I do wonder if Hunwick didn’t have an injury at the opening of camp and if Bogosian remained at 100% if the club would have kept eight defensemen to start the year. That would’ve plunged Beaulieu’s opportunity for minutes into a deeper competition and could have even altered the construction of the pairs. Would McCabe and Dahlin still be playing together? If those two remained together would Bogosian and Nelson be the third pair to start the season?
Waiver eligibility and asset management was always going to be at play in forming Buffalo’s opening lineup. NHL teams are loath to lose players for nothing, look no further than the Baptiste trade. Limiting the chances that players walk out the door on waivers – though there have only been a handful of waiver claims thus far – is always going to be at the front of mind for NHL clubs. Add in the desire to have Buffalo’s key prospects playing key minutes and you have a recipe for sending down up-and-coming players in favor of veterans.

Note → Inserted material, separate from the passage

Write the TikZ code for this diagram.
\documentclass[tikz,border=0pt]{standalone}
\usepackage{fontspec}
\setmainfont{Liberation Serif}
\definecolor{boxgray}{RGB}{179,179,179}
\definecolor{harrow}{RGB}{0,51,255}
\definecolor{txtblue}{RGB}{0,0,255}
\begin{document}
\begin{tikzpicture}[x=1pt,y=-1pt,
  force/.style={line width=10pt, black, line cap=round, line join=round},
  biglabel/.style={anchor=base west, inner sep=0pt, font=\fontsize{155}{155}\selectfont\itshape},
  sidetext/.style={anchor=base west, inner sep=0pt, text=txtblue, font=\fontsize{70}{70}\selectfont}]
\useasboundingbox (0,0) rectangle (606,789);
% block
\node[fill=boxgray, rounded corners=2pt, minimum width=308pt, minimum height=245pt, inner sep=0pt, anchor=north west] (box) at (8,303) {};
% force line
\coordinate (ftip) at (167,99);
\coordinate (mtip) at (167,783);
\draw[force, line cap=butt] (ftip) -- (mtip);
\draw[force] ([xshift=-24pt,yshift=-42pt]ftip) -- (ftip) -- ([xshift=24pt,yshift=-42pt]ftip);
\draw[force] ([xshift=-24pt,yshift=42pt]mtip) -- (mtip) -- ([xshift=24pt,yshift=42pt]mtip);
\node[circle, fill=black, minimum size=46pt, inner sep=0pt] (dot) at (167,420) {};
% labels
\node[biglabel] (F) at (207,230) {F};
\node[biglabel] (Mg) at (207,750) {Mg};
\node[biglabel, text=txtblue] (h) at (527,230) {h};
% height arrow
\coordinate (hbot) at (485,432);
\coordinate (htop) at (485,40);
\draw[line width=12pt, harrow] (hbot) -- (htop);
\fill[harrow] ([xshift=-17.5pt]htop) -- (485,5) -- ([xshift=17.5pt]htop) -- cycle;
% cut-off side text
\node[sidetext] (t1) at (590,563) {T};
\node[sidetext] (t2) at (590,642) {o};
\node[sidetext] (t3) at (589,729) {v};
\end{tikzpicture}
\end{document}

It adds frustration form a fan perspective since often the players who stick around are the ones the fanbase wants to see gone. But I’d rather see Larsson and Girgensons rotate on the left side of the fourth line, playing 11 minutes a night, than giving Alex Nylander that same deployment. If Sean McDermott was in charge we’d be hearing a lot about the process right about now.

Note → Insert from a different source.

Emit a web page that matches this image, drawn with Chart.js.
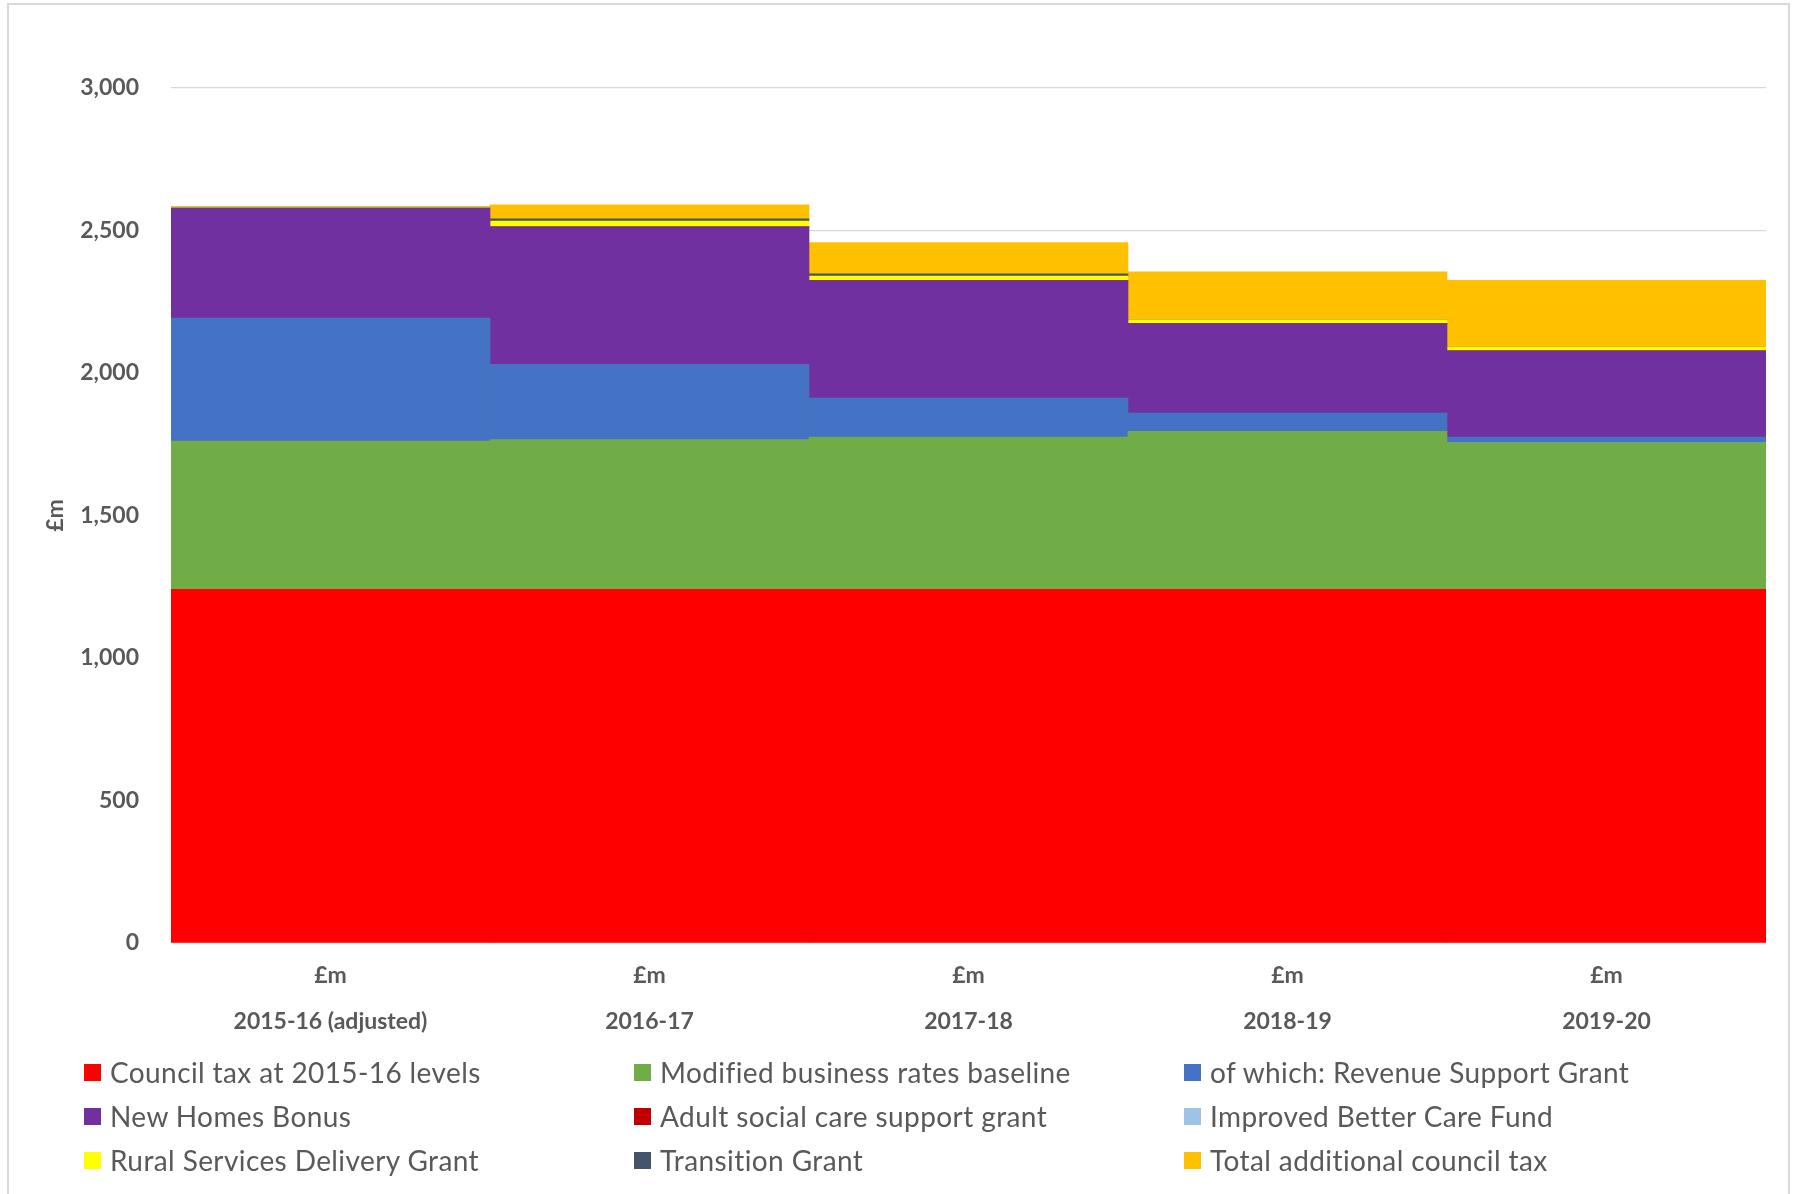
<!DOCTYPE html>
<html lang="en">
<head>
<meta charset="utf-8">
<title>Core spending power</title>
<script src="https://cdn.jsdelivr.net/npm/chart.js@4.4.1/dist/chart.umd.min.js"></script>
<style>
  html, body { margin: 0; padding: 0; background: #fff; }
  body { width: 1794px; height: 1194px; position: relative; overflow: hidden; font-family: Lato, sans-serif; }
  #frame { position: absolute; left: 7px; top: 3px; width: 1783px; height: 1300px; border: 2px solid #d9d9d9; box-sizing: border-box; }
  #chart { position: absolute; left: 0; top: 0; }
  #legend { position: absolute; left: 84px; top: 1050px; display: grid; grid-template-columns: repeat(3, 550px); grid-auto-rows: 44px; }
  .item { display: flex; align-items: center; font-size: 28px; letter-spacing: 0.4px; color: #595959; white-space: nowrap; }
  .swatch { width: 17px; height: 17px; margin-right: 9px; flex: none; }
</style>
</head>
<body>
<div id="frame"></div>
<canvas id="chart" width="1794" height="1194"></canvas>
<div id="legend"></div>
<script>
// categories and units
const years = ['2015-16 (adjusted)', '2016-17', '2017-18', '2018-19', '2019-20'];
const unitLabel = '£m';

// series, bottom of the stack first
const seriesNames = [
  'Council tax at 2015-16 levels',
  'Modified business rates baseline',
  'of which: Revenue Support Grant',
  'New Homes Bonus',
  'Adult social care support grant',
  'Improved Better Care Fund',
  'Rural Services Delivery Grant',
  'Transition Grant',
  'Total additional council tax'
];
const seriesColors = ['#ff0000', '#70ad47', '#4472c4', '#7030a0', '#c00000', '#9dc3e6', '#ffff00', '#44546a', '#ffc000'];

const councilTax2015 = [1241, 1241, 1241, 1241, 1241];
const businessRatesBaseline = [520, 525, 534, 554, 515];
const revenueSupportGrant = [432, 264, 137, 64, 19];
const newHomesBonus = [386, 483, 412, 314, 303];
const adultSocialCareGrant = [0, 0, 0, 0, 0];
const improvedBetterCareFund = [0, 0, 0, 0, 0];
const ruralServicesGrant = [4, 20, 16, 14, 13];
const transitionGrant = [0, 8, 8, 0, 0];
const additionalCouncilTax = [0, 49, 110, 168, 234];

// y axis
const yMax = 3000;
const yStep = 500;

const seriesValues = [
  councilTax2015, businessRatesBaseline, revenueSupportGrant, newHomesBonus,
  adultSocialCareGrant, improvedBetterCareFund, ruralServicesGrant, transitionGrant, additionalCouncilTax
];

const datasets = seriesNames.map((name, i) => ({
  label: name,
  data: seriesValues[i],
  backgroundColor: seriesColors[i],
  borderWidth: 0,
  categoryPercentage: 1,
  barPercentage: 1
}));

const tickFont = { family: 'Lato', weight: 'bold', size: 23 };

new Chart(document.getElementById('chart'), {
  type: 'bar',
  data: {
    labels: years.map(y => [unitLabel, y]),
    datasets: datasets
  },
  options: {
    responsive: false,
    animation: false,
    layout: { padding: { top: 88, right: 28, left: 0, bottom: 0 } },
    plugins: {
      legend: { display: false },
      tooltip: { enabled: false }
    },
    scales: {
      x: {
        stacked: true,
        grid: { display: false, drawTicks: false },
        border: { display: false },
        ticks: {
          padding: 10,
          color: '#595959',
          autoSkip: false,
          maxRotation: 0,
          font: { ...tickFont, lineHeight: 1.98 }
        },
        afterFit: s => { s.height = 251; }
      },
      y: {
        stacked: true,
        min: 0,
        max: yMax,
        grid: { color: '#d9d9d9', lineWidth: 1.3, drawTicks: false },
        border: { display: false },
        ticks: {
          stepSize: yStep,
          padding: 32,
          color: '#595959',
          font: tickFont,
          callback: v => v.toLocaleString('en-GB')
        },
        title: {
          display: true,
          text: unitLabel,
          color: '#595959',
          font: tickFont,
          padding: { top: 42, bottom: 0 }
        },
        afterFit: s => { s.width = 171; }
      }
    }
  }
});

// three-column legend under the plot
const legend = document.getElementById('legend');
seriesNames.forEach((name, i) => {
  const item = document.createElement('div');
  item.className = 'item';
  const sw = document.createElement('span');
  sw.className = 'swatch';
  sw.style.background = seriesColors[i];
  const txt = document.createElement('span');
  txt.textContent = name;
  item.appendChild(sw);
  item.appendChild(txt);
  legend.appendChild(item);
});
</script>
</body>
</html>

The holdovers on this roster don’t inspire much confidence. The defense corps has the looks of a unit that still needs another year or two of growth. The goaltending is a little unproven but Carter Hutton looked strong in preseason, I have some faith in that pair to help right the ship. Even with those negatives, the forward corps is worlds better than anything the Sabres put on the ice last year. They’re deeper, a heck of a lot more talented and should be at least a passing threat at five-on-five.
This is hardly a roster worthy of contending for an Eastern Conference title and I think the wild card predictions are a little too bullish. I fully expect the Sabres to be an improved team this year. They may still have a few balls in the lottery but I think Buffalo’s pick will come in the teens next June. Hardly an accomplishment, yes, but a step in the right direction.